▶ [Task goal]: Only the lines from the start of the data through the line with "0.07, 0.03, 0.03];" belong in the copy. Restate them word for word, minus the pictures.

───── Dataset extract ─────

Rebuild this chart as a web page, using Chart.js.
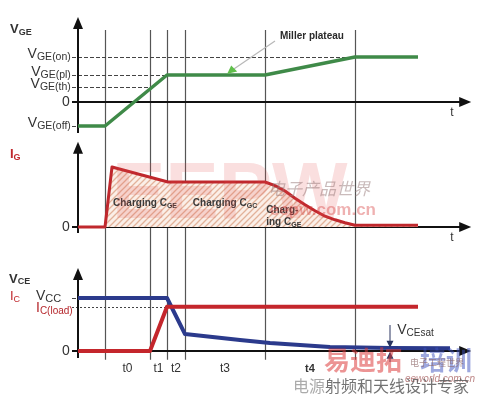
<!DOCTYPE html>
<html>
<head>
<meta charset="utf-8">
<script src="https://cdn.jsdelivr.net/npm/chart.js@4/dist/chart.umd.min.js"></script>
<style>
  html, body { margin: 0; padding: 0; background: #fff; }
  canvas { display: block; }
</style>
</head>
<body>
<canvas id="c" width="480" height="396"></canvas>
<script>
// time axis: interval borders (t0 start, t1, t2, t3, t4 start, t4 end)
const tBounds = [6.75, 18, 22.25, 26.75, 46.75, 69.25];
const tLabels = ['t0', 't1', 't2', 't3', 't4'];

// gate voltage levels
const vgeNames = ['GE(on)', 'GE(pl)', 'GE(th)', 'GE(off)'];
const vgeLevels = [15, 9, 5, -8];

// V_GE trace
const vgeX = [0, 6.75, 22.25, 46.75, 69.25, 85];
const vgeY = [-8, -8, 9, 9, 15, 15];

// I_G trace
const igX = [0, 6.75, 8.5, 22.5, 46.75, 49.25, 51.75, 54.25, 56.75, 59.25, 61.75, 64.25, 66.75, 69.25, 85];
const igY = [0, 0, 1.0, 0.75, 0.75, 0.69, 0.6, 0.48, 0.37, 0.27, 0.18, 0.12, 0.07, 0.03, 0.03];

// collector side
const VCC = 600;
const IC_LOAD = 500;
const icX = [0, 18, 22.25, 85];
const icY = [0, 0, 500, 500];
const vceX = [0, 22.25, 26.75, 40.5, 48, 63, 78, 93];
const vceY = [600, 600, 192, 125, 91, 45, 34, 30];

function pts(xs, ys) {
  return xs.map((x, i) => ({ x: x, y: ys[i] }));
}

const FONT = '"Liberation Sans", Arial, sans-serif';
const canvas = document.getElementById('c');
const ctx = canvas.getContext('2d');

// hatch used under the gate current
function hatch() {
  const p = document.createElement('canvas');
  p.width = 6; p.height = 6;
  const g = p.getContext('2d');
  g.fillStyle = '#fbefe8';
  g.fillRect(0, 0, 6, 6);
  g.strokeStyle = '#e2b29a';
  g.lineWidth = 1.3;
  g.beginPath();
  g.moveTo(0, 6); g.lineTo(6, 0);
  g.moveTo(-1, 1); g.lineTo(1, -1);
  g.moveTo(5, 7); g.lineTo(7, 5);
  g.stroke();
  return ctx.createPattern(p, 'repeat');
}

// y range so that value 0 lands on zeroPx and one unit is unitPx tall
// (chart area runs from 17 to 375)
function range(zeroPx, unitPx) {
  return { min: -(375 - zeroPx) / unitPx, max: (zeroPx - 17) / unitPx };
}
const rV = range(102, 3);
const rI = range(227, 60);
const rC = range(351, 53 / 600);

// text with a subscript part
function sub(c, main, s, x, y, o) {
  o = o || {};
  const big = (o.bold ? 'bold ' : '') + (o.size || 14) + 'px ' + FONT;
  const small = (o.bold ? 'bold ' : '') + (o.sub || 10) + 'px ' + FONT;
  c.font = big;
  const w1 = c.measureText(main).width;
  c.font = small;
  const w2 = c.measureText(s).width;
  let x0 = x;
  if (o.align === 'right') x0 = x - w1 - w2;
  if (o.align === 'center') x0 = x - (w1 + w2) / 2;
  c.fillStyle = o.color || '#333';
  c.textAlign = 'left';
  c.textBaseline = 'alphabetic';
  c.font = big;
  c.fillText(main, x0, y);
  c.font = small;
  c.fillText(s, x0 + w1, y + (o.drop == null ? 2.5 : o.drop));
}

function tri(c, x, y, dir, len, half, color) {
  c.fillStyle = color || '#111';
  c.beginPath();
  if (dir === 'up') { c.moveTo(x, y); c.lineTo(x - half, y + len); c.lineTo(x + half, y + len); }
  if (dir === 'down') { c.moveTo(x, y); c.lineTo(x - half, y - len); c.lineTo(x + half, y - len); }
  if (dir === 'right') { c.moveTo(x, y); c.lineTo(x - len, y - half); c.lineTo(x - len, y + half); }
  c.closePath();
  c.fill();
}

function line(c, x1, y1, x2, y2) {
  c.beginPath();
  c.moveTo(x1, y1);
  c.lineTo(x2, y2);
  c.stroke();
}

const decor = {
  id: 'decor',
  beforeDraw(chart) {
    const c = chart.ctx;
    c.save();
    c.fillStyle = '#fff';
    c.fillRect(0, 0, chart.width, chart.height);
    c.restore();
  },
  beforeDatasetsDraw(chart) {
    const c = chart.ctx;
    const sx = chart.scales.x, yV = chart.scales.yV, yI = chart.scales.yI, yC = chart.scales.yC;
    const x0 = sx.getPixelForValue(0);
    const tick = sx.getPixelForValue(-1.5);
    c.save();

    // time borders
    c.strokeStyle = '#555';
    c.lineWidth = 1.2;
    const top = yV.getPixelForValue(24), bottom = yC.getPixelForValue(-100);
    tBounds.forEach(b => {
      const x = Math.round(sx.getPixelForValue(b)) + 0.5;
      line(c, x, top, x, bottom);
    });

    // dashed reference levels
    c.strokeStyle = '#444';
    c.lineWidth = 1;
    c.setLineDash([4, 2]);
    const ends = [tBounds[5], tBounds[2], tBounds[1], 0];
    vgeLevels.forEach((v, i) => {
      const y = Math.round(yV.getPixelForValue(v)) + 0.5;
      line(c, tick, y, sx.getPixelForValue(ends[i]), y);
    });
    let y = Math.round(yC.getPixelForValue(VCC)) + 0.5;
    line(c, tick, y, x0, y);
    c.setLineDash([2, 2]);
    y = Math.round(yC.getPixelForValue(IC_LOAD)) + 0.5;
    line(c, tick, y, sx.getPixelForValue(tBounds[2]), y);
    c.setLineDash([]);

    // axes with arrows
    c.strokeStyle = '#111';
    c.lineWidth = 2;
    const panels = [
      { s: yV, top: chart.chartArea.top, bottom: yV.getPixelForValue(-10.3) },
      { s: yI, top: yI.getPixelForValue(1.42), bottom: yI.getPixelForValue(-0.1) },
      { s: yC, top: yC.getPixelForValue(940), bottom: yC.getPixelForValue(-80) }
    ];
    const tipX = sx.getPixelForValue(98.3);
    panels.forEach(p => {
      line(c, x0, p.top + 10, x0, p.bottom);
      tri(c, x0, p.top, 'up', 12, 5);
      const yz = p.s.getPixelForValue(0);
      line(c, tick, yz, tipX - 10, yz);
      tri(c, tipX, yz, 'right', 12, 5);
    });
    c.restore();
  },
  afterDatasetsDraw(chart) {
    const c = chart.ctx;
    const sx = chart.scales.x, yV = chart.scales.yV, yI = chart.scales.yI, yC = chart.scales.yC;
    const lx = sx.getPixelForValue(-1.8);
    c.save();

    // panel titles
    sub(c, 'V', 'GE', 10, 33, { bold: true, size: 13, sub: 9, drop: 1.5, color: '#333' });
    sub(c, 'I', 'G', 10, 158, { bold: true, size: 13, sub: 9, drop: 1.5, color: '#c0282d' });
    sub(c, 'V', 'CE', 9, 283, { bold: true, size: 13, sub: 9, drop: 1, color: '#333' });
    sub(c, 'I', 'C', 10, 300, { size: 13, sub: 9, drop: 1.5, color: '#c0282d' });

    // level labels
    vgeLevels.forEach((v, i) => {
      sub(c, 'V', vgeNames[i], lx, yV.getPixelForValue(v) + 0.5, { align: 'right', size: 14, sub: 10.5 });
    });
    c.font = '14px ' + FONT;
    c.fillStyle = '#333';
    c.textAlign = 'right';
    c.textBaseline = 'middle';
    [yV, yI, yC].forEach(s => c.fillText('0', lx - 1, s.getPixelForValue(0)));
    sub(c, 'V', 'CC', 36, yC.getPixelForValue(VCC) + 2, { size: 14, sub: 11, drop: 1.5 });
    sub(c, 'I', 'C(load)', 36, yC.getPixelForValue(IC_LOAD) + 5, { size: 14, sub: 10, drop: 2, color: '#b5262b' });

    // axis names
    c.font = '12px ' + FONT;
    c.fillStyle = '#333';
    c.textAlign = 'center';
    c.textBaseline = 'middle';
    c.fillText('t', sx.getPixelForValue(93.5), yV.getPixelForValue(-3.5));
    c.fillText('t', sx.getPixelForValue(93.5), yI.getPixelForValue(-0.17));

    // interval names
    tLabels.forEach((t, i) => {
      const xm = sx.getPixelForValue((tBounds[i] + tBounds[i + 1]) / 2);
      c.font = (t === 't4' ? 'bold 11px ' : '12px ') + FONT;
      c.fillText(t, xm, yC.getPixelForValue(-200));
    });

    // charging areas
    const cg = { bold: true, size: 10, sub: 7, drop: 2, color: '#3a3a3a' };
    sub(c, 'Charging C', 'GE', sx.getPixelForValue((tBounds[0] + tBounds[3]) / 2), yI.getPixelForValue(0.35), Object.assign({ align: 'center' }, cg));
    sub(c, 'Charging C', 'GC', sx.getPixelForValue((tBounds[3] + tBounds[4]) / 2), yI.getPixelForValue(0.35), Object.assign({ align: 'center' }, cg));
    c.font = 'bold 10px ' + FONT;
    c.fillStyle = '#3a3a3a';
    c.textAlign = 'left';
    c.textBaseline = 'alphabetic';
    c.fillText('Charg-', sx.getPixelForValue(tBounds[4] + 0.3), yI.getPixelForValue(0.24));
    sub(c, 'ing C', 'GE', sx.getPixelForValue(tBounds[4] + 0.3), yI.getPixelForValue(0.04), cg);

    // Miller plateau pointer
    c.strokeStyle = '#b8b8b8';
    c.lineWidth = 1.2;
    line(c, sx.getPixelForValue(49.25), yV.getPixelForValue(20.3), sx.getPixelForValue(38.5), yV.getPixelForValue(10.6));
    c.fillStyle = '#5fbf4a';
    c.beginPath();
    c.moveTo(sx.getPixelForValue(37.3), yV.getPixelForValue(9.4));
    c.lineTo(sx.getPixelForValue(38.3), yV.getPixelForValue(12.2));
    c.lineTo(sx.getPixelForValue(39.8), yV.getPixelForValue(10.2));
    c.closePath();
    c.fill();
    c.font = 'bold 10px ' + FONT;
    c.fillStyle = '#2a2a2a';
    c.fillText('Miller plateau', sx.getPixelForValue(50.5), yV.getPixelForValue(21));

    // V_CEsat marker
    const xs = sx.getPixelForValue(78);
    c.strokeStyle = '#2a3560';
    c.lineWidth = 1;
    line(c, xs, yC.getPixelForValue(294), xs, yC.getPixelForValue(60));
    tri(c, xs, yC.getPixelForValue(36), 'down', 7, 3.5, '#2a3560');
    line(c, xs, yC.getPixelForValue(-125), xs, yC.getPixelForValue(-30));
    tri(c, xs, yC.getPixelForValue(-8), 'up', 7, 3.5, '#2a3560');
    sub(c, 'V', 'CEsat', sx.getPixelForValue(79.8), yC.getPixelForValue(192), { size: 14, sub: 10, drop: 2, color: '#333' });

    // site watermarks
    c.textAlign = 'left';
    c.textBaseline = 'alphabetic';
    c.font = 'bold 80px ' + FONT;
    c.fillStyle = 'rgba(225, 80, 80, 0.18)';
    c.fillText('EEPW', 112, 218);
    c.font = 'italic 17px "Noto Sans CJK SC"';
    c.fillStyle = 'rgba(150, 120, 120, 0.5)';
    c.fillText('电子产品世界', 268, 195);
    c.font = 'bold 17px ' + FONT;
    c.fillStyle = 'rgba(215, 60, 60, 0.4)';
    c.textAlign = 'right';
    c.fillText('eepw.com.cn', 376, 215);
    c.font = 'bold 26px "Noto Sans CJK SC"';
    c.fillStyle = 'rgba(220, 60, 60, 0.55)';
    c.textAlign = 'left';
    c.fillText('易迪拓', 324, 370);
    c.fillStyle = 'rgba(60, 80, 190, 0.5)';
    c.fillText('培训', 420, 370);
    c.font = '9px "Noto Sans CJK SC"';
    c.fillStyle = 'rgba(140, 100, 100, 0.7)';
    c.fillText('电子工程世界', 410, 366);
    c.font = 'italic 10px ' + FONT;
    c.fillStyle = 'rgba(160, 80, 80, 0.7)';
    c.fillText('eeworld.com.cn', 405, 382);
    c.font = '16px "Noto Sans CJK SC"';
    c.fillStyle = 'rgba(150, 150, 150, 0.8)';
    c.fillText('电源', 293, 392);
    c.fillStyle = 'rgba(90, 90, 90, 0.85)';
    c.fillText('射频和天线设计专家', 325, 392);
    c.restore();
  }
};

new Chart(canvas, {
  type: 'line',
  data: {
    datasets: [
      {
        label: 'IC',
        data: pts(icX, icY),
        yAxisID: 'yC',
        borderColor: '#c4262c',
        borderWidth: 4,
        order: 1
      },
      {
        label: 'VCE',
        data: pts(vceX, vceY),
        yAxisID: 'yC',
        borderColor: '#2b3a8c',
        borderWidth: 4,
        order: 2
      },
      {
        label: 'VGE',
        data: pts(vgeX, vgeY),
        yAxisID: 'yV',
        borderColor: '#3f8a48',
        borderWidth: 3.5,
        order: 3
      },
      {
        label: 'IG',
        data: pts(igX, igY),
        yAxisID: 'yI',
        borderColor: '#c0282d',
        borderWidth: 3,
        backgroundColor: hatch(),
        fill: 'origin',
        order: 4
      }
    ]
  },
  options: {
    responsive: false,
    animation: false,
    devicePixelRatio: 1,
    layout: { padding: { left: 78, right: 10, top: 17, bottom: 21 } },
    elements: { point: { radius: 0 }, line: { tension: 0, borderJoinStyle: 'round' } },
    plugins: { legend: { display: false }, tooltip: { enabled: false } },
    scales: {
      x: { type: 'linear', min: 0, max: 98, display: false },
      yV: { type: 'linear', min: rV.min, max: rV.max, display: false },
      yI: { type: 'linear', min: rI.min, max: rI.max, display: false },
      yC: { type: 'linear', min: rC.min, max: rC.max, display: false }
    }
  },
  plugins: [decor]
});
</script>
</body>
</html>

─────

▶ [Output for this exercise]:
Rebuild this chart as a web page, using Chart.js.
<!DOCTYPE html>
<html>
<head>
<meta charset="utf-8">
<script src="https://cdn.jsdelivr.net/npm/chart.js@4/dist/chart.umd.min.js"></script>
<style>
  html, body { margin: 0; padding: 0; background: #fff; }
  canvas { display: block; }
</style>
</head>
<body>
<canvas id="c" width="480" height="396"></canvas>
<script>
// time axis: interval borders (t0 start, t1, t2, t3, t4 start, t4 end)
const tBounds = [6.75, 18, 22.25, 26.75, 46.75, 69.25];
const tLabels = ['t0', 't1', 't2', 't3', 't4'];

// gate voltage levels
const vgeNames = ['GE(on)', 'GE(pl)', 'GE(th)', 'GE(off)'];
const vgeLevels = [15, 9, 5, -8];

// V_GE trace
const vgeX = [0, 6.75, 22.25, 46.75, 69.25, 85];
const vgeY = [-8, -8, 9, 9, 15, 15];

// I_G trace
const igX = [0, 6.75, 8.5, 22.5, 46.75, 49.25, 51.75, 54.25, 56.75, 59.25, 61.75, 64.25, 66.75, 69.25, 85];
const igY = [0, 0, 1.0, 0.75, 0.75, 0.69, 0.6, 0.48, 0.37, 0.27, 0.18, 0.12, 0.07, 0.03, 0.03];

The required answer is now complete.